**What this task involves:** Restate every line of the material, word for word.
## begin
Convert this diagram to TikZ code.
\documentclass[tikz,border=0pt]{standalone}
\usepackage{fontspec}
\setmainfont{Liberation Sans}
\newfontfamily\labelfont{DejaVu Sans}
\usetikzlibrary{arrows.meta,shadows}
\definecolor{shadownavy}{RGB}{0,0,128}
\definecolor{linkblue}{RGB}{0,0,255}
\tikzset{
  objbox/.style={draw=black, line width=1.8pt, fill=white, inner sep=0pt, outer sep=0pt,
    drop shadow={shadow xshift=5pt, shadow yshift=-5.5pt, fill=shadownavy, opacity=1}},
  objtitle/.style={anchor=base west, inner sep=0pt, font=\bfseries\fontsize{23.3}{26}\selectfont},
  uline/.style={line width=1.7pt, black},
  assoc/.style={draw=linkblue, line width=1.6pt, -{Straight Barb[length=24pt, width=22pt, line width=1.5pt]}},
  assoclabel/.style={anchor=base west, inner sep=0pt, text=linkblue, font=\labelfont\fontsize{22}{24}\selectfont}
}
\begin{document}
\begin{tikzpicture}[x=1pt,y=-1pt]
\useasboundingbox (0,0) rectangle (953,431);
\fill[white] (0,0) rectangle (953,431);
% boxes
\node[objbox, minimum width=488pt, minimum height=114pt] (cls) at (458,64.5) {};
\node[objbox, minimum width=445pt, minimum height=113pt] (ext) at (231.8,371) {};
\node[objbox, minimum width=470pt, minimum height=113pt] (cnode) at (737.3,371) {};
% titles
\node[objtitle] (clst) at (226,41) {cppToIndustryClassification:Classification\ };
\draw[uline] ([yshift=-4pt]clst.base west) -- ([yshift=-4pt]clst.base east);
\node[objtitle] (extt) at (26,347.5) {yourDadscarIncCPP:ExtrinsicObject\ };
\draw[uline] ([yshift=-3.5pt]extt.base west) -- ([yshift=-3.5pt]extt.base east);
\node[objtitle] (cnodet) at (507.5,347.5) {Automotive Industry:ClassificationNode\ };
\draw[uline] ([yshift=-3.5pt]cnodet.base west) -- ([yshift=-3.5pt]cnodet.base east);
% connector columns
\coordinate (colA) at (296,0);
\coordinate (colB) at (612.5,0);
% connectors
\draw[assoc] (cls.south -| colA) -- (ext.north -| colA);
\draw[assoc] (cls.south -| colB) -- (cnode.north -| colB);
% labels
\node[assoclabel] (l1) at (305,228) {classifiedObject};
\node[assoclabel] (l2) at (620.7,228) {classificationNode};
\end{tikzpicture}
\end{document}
## end
**Expected answer:**
Convert this diagram to TikZ code.
\documentclass[tikz,border=0pt]{standalone}
\usepackage{fontspec}
\setmainfont{Liberation Sans}
\newfontfamily\labelfont{DejaVu Sans}
\usetikzlibrary{arrows.meta,shadows}
\definecolor{shadownavy}{RGB}{0,0,128}
\definecolor{linkblue}{RGB}{0,0,255}
\tikzset{
  objbox/.style={draw=black, line width=1.8pt, fill=white, inner sep=0pt, outer sep=0pt,
    drop shadow={shadow xshift=5pt, shadow yshift=-5.5pt, fill=shadownavy, opacity=1}},
  objtitle/.style={anchor=base west, inner sep=0pt, font=\bfseries\fontsize{23.3}{26}\selectfont},
  uline/.style={line width=1.7pt, black},
  assoc/.style={draw=linkblue, line width=1.6pt, -{Straight Barb[length=24pt, width=22pt, line width=1.5pt]}},
  assoclabel/.style={anchor=base west, inner sep=0pt, text=linkblue, font=\labelfont\fontsize{22}{24}\selectfont}
}
\begin{document}
\begin{tikzpicture}[x=1pt,y=-1pt]
\useasboundingbox (0,0) rectangle (953,431);
\fill[white] (0,0) rectangle (953,431);
% boxes
\node[objbox, minimum width=488pt, minimum height=114pt] (cls) at (458,64.5) {};
\node[objbox, minimum width=445pt, minimum height=113pt] (ext) at (231.8,371) {};
\node[objbox, minimum width=470pt, minimum height=113pt] (cnode) at (737.3,371) {};
% titles
\node[objtitle] (clst) at (226,41) {cppToIndustryClassification:Classification\ };
\draw[uline] ([yshift=-4pt]clst.base west) -- ([yshift=-4pt]clst.base east);
\node[objtitle] (extt) at (26,347.5) {yourDadscarIncCPP:ExtrinsicObject\ };
\draw[uline] ([yshift=-3.5pt]extt.base west) -- ([yshift=-3.5pt]extt.base east);
\node[objtitle] (cnodet) at (507.5,347.5) {Automotive Industry:ClassificationNode\ };
\draw[uline] ([yshift=-3.5pt]cnodet.base west) -- ([yshift=-3.5pt]cnodet.base east);
% connector columns
\coordinate (colA) at (296,0);
\coordinate (colB) at (612.5,0);
% connectors
\draw[assoc] (cls.south -| colA) -- (ext.north -| colA);
\draw[assoc] (cls.south -| colB) -- (cnode.north -| colB);
% labels
\node[assoclabel] (l1) at (305,228) {classifiedObject};
\node[assoclabel] (l2) at (620.7,228) {classificationNode};
\end{tikzpicture}
\end{document}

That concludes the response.